May 20, 2014 02:05 PM EDT
Researchers To Investigate Mobile Phones Affect On Children's Brain Development
British researchers are launching a study to investigate whether mobile phones and other wireless gadgets affect children's brain development, Reuters reported.
The Study of Cognition, Adolescents and Mobile Phones will focus on cognitive functions such as memory and attention. These functions continue to develop into in their teen years - - around the age when they start to own and use personal phones, Reuters reported.
To date most scientific research involving radio waves from mobile phones and health has focused on adults and the potential risk for brain cancers. Scientist's uncertainty as to whether children's developing brains may be more vulnerable than adults' brains prompted the new research project.

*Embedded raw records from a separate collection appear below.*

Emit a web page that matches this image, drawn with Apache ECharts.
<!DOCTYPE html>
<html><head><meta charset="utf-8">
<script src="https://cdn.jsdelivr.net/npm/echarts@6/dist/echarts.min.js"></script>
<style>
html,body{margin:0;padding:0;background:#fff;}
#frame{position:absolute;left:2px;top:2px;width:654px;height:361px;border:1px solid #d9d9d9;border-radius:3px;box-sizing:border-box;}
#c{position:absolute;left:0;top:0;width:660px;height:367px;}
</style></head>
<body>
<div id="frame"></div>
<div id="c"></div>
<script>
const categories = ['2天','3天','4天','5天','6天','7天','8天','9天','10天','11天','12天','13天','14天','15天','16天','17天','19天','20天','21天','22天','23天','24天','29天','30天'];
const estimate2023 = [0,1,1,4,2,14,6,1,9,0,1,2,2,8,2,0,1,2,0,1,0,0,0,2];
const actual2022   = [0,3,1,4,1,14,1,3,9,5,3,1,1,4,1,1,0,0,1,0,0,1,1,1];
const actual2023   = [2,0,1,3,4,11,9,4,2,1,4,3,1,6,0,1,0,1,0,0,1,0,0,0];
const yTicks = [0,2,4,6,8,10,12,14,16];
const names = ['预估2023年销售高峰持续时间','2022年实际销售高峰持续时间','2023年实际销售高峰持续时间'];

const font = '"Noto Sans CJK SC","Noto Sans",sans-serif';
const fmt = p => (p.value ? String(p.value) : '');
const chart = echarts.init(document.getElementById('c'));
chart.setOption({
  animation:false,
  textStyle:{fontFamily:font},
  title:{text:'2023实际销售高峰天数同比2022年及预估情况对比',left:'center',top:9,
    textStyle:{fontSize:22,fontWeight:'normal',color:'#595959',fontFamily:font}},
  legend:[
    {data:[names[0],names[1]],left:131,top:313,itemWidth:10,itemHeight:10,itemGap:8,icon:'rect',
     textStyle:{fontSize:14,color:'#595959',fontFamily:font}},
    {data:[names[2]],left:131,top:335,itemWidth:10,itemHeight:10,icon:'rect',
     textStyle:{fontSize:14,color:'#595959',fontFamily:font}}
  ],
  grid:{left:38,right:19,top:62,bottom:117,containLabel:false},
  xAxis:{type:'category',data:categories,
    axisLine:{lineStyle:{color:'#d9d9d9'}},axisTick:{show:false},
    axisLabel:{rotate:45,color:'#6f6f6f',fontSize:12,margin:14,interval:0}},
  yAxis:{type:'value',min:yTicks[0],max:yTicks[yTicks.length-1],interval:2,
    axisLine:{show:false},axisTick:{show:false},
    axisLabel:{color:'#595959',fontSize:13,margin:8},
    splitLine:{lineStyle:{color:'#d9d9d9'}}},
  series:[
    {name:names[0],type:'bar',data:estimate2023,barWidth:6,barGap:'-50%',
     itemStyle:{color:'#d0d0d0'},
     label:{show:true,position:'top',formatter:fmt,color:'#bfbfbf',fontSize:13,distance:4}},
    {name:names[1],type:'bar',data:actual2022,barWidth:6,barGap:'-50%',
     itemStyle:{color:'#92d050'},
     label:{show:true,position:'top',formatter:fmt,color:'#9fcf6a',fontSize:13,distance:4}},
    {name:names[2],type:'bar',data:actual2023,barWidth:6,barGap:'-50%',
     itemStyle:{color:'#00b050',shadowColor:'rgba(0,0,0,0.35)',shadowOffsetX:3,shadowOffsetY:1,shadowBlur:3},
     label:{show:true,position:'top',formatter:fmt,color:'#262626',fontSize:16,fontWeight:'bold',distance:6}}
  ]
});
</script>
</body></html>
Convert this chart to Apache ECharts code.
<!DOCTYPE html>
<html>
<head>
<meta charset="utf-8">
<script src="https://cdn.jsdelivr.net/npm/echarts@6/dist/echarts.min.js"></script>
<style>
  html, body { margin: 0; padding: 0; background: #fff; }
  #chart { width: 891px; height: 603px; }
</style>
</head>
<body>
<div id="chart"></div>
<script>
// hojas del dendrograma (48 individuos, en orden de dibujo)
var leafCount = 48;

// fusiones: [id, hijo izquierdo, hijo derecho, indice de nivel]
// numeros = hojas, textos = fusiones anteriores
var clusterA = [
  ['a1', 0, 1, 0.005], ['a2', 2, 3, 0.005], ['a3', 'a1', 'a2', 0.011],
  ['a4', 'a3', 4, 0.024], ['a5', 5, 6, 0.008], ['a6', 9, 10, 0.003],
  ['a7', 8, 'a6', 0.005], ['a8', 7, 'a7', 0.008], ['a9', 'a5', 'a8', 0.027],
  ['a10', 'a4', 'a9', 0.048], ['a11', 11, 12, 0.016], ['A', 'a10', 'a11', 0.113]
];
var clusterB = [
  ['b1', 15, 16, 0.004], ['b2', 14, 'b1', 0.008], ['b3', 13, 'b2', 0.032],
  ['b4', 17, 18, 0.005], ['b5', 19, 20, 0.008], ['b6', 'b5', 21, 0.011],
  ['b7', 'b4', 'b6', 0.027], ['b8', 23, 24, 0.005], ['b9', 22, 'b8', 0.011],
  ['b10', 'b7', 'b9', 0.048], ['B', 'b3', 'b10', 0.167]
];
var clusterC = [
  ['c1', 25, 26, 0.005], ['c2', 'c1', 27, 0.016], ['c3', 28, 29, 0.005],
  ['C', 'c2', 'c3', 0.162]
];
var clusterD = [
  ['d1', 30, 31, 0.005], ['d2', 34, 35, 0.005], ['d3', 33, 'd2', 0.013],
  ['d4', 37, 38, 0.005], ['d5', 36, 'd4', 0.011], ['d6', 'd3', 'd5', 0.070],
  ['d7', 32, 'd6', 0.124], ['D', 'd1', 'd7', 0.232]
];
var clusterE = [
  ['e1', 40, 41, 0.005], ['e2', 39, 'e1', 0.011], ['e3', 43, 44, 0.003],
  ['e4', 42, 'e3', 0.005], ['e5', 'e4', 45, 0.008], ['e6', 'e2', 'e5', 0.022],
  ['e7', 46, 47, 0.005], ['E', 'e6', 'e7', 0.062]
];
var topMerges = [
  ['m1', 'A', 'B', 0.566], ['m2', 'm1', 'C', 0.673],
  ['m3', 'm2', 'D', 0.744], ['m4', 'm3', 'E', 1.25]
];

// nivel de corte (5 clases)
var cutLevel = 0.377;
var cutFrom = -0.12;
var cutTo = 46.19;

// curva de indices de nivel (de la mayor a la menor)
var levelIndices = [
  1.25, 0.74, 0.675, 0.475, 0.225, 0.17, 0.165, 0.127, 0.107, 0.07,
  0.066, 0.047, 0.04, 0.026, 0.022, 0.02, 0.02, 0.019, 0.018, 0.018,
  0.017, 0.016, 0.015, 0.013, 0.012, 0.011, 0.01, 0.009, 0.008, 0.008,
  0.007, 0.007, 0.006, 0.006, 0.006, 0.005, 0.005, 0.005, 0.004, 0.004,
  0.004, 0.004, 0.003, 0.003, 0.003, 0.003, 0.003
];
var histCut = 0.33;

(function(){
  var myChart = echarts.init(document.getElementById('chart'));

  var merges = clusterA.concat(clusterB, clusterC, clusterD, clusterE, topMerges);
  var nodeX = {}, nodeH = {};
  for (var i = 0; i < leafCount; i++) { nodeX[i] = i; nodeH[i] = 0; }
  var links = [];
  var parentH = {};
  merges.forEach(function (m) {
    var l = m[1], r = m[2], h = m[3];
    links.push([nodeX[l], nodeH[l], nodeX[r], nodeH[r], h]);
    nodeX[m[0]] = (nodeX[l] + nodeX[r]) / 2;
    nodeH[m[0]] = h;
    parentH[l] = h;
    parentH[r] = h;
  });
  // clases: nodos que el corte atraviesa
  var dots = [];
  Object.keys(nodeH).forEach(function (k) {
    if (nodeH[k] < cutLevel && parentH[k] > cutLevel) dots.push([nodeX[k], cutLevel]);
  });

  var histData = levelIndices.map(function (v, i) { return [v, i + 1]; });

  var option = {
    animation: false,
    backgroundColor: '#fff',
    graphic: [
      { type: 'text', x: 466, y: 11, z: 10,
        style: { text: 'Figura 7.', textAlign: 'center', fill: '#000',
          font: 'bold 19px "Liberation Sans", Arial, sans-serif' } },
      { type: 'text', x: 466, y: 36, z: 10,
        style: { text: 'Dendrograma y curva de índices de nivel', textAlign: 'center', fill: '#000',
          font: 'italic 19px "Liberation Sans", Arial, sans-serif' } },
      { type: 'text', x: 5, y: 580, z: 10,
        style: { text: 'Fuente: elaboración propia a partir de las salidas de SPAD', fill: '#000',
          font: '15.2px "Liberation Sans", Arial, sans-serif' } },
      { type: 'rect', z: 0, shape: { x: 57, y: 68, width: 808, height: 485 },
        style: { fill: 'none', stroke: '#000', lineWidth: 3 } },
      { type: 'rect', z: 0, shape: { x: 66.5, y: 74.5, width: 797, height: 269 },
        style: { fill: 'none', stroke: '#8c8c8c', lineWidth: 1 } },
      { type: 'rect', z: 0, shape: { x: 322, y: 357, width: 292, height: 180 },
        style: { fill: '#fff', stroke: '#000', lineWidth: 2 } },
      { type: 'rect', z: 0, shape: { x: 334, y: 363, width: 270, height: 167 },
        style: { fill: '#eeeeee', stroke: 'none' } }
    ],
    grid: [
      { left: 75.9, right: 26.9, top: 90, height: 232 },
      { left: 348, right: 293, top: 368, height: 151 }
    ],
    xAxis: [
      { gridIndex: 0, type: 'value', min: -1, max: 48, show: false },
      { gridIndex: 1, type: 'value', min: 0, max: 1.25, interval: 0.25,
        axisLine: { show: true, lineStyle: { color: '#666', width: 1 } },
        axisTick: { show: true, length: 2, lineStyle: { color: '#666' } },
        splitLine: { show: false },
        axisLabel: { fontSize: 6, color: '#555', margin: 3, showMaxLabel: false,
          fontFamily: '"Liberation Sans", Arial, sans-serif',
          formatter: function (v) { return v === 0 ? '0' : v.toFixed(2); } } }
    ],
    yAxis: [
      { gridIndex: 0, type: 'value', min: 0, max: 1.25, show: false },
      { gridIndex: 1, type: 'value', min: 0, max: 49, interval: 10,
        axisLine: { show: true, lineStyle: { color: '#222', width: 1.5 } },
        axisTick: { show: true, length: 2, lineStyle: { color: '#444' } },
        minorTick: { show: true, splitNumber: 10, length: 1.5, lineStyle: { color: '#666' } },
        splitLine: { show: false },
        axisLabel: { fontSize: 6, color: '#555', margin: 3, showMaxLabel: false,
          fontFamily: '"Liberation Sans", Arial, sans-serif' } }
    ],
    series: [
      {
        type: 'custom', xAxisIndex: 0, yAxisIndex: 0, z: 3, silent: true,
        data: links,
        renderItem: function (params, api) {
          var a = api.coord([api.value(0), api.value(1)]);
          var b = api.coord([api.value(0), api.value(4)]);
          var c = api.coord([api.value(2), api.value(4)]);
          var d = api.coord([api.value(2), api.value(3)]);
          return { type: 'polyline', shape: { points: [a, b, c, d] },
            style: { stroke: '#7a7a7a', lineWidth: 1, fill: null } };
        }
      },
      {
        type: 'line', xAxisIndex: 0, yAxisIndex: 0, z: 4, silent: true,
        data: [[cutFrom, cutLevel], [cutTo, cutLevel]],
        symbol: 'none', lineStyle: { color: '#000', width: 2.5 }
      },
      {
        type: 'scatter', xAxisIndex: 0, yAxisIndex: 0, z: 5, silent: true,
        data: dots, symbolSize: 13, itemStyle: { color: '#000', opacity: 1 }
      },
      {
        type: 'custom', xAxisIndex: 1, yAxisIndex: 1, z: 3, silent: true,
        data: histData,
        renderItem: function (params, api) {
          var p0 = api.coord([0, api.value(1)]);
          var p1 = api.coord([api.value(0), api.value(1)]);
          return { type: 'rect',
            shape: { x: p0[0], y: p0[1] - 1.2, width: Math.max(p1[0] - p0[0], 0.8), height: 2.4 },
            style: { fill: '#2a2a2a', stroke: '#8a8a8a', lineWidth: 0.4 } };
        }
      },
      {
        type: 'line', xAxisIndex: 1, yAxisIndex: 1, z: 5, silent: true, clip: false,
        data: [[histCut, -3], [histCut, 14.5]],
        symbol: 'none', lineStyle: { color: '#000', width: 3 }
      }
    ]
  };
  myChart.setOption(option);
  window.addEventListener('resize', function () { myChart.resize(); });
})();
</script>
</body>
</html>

"Scientific evidence available to date is reassuring and shows no association between exposure to radiofrequency waves from mobile phone use and brain cancer in adults in the short term - i.e. less than 10 years of use," Paul Elliott, co-leader of the research and director of the Center for Environment and Health at Imperial College London, told Reuters. "But the evidence available regarding long term heavy use and children's use is limited and less clear."
For the study, researchers aim to recruit nearly 2,500 11 to 12 year-old school children and follow their cognitive development over two years whilst collecting data on how often and for how long they use mobile or smart phones and other wireless devices.
Study participants and their parents will be given questionnaires about the children's use of mobile devices, well-being and lifestyle. The children will also undertake classroom-based computerized tests of the cognitive abilities behind functions like memory and attention.
"Cognition is essentially how we think, how we make decisions, and how we process and recall information," Mireille Toledano, the study's principal investigator, told Reuters. "It is linked to intelligence and educational achievement and forms the building blocks of the innovative and creative potential of every individual and therefore society as a whole."
According to Reuters, current British health policy guidelines say children under 16 should be encouraged to use mobile phones for essential purposes only, and where possible use a hands-free kit or text.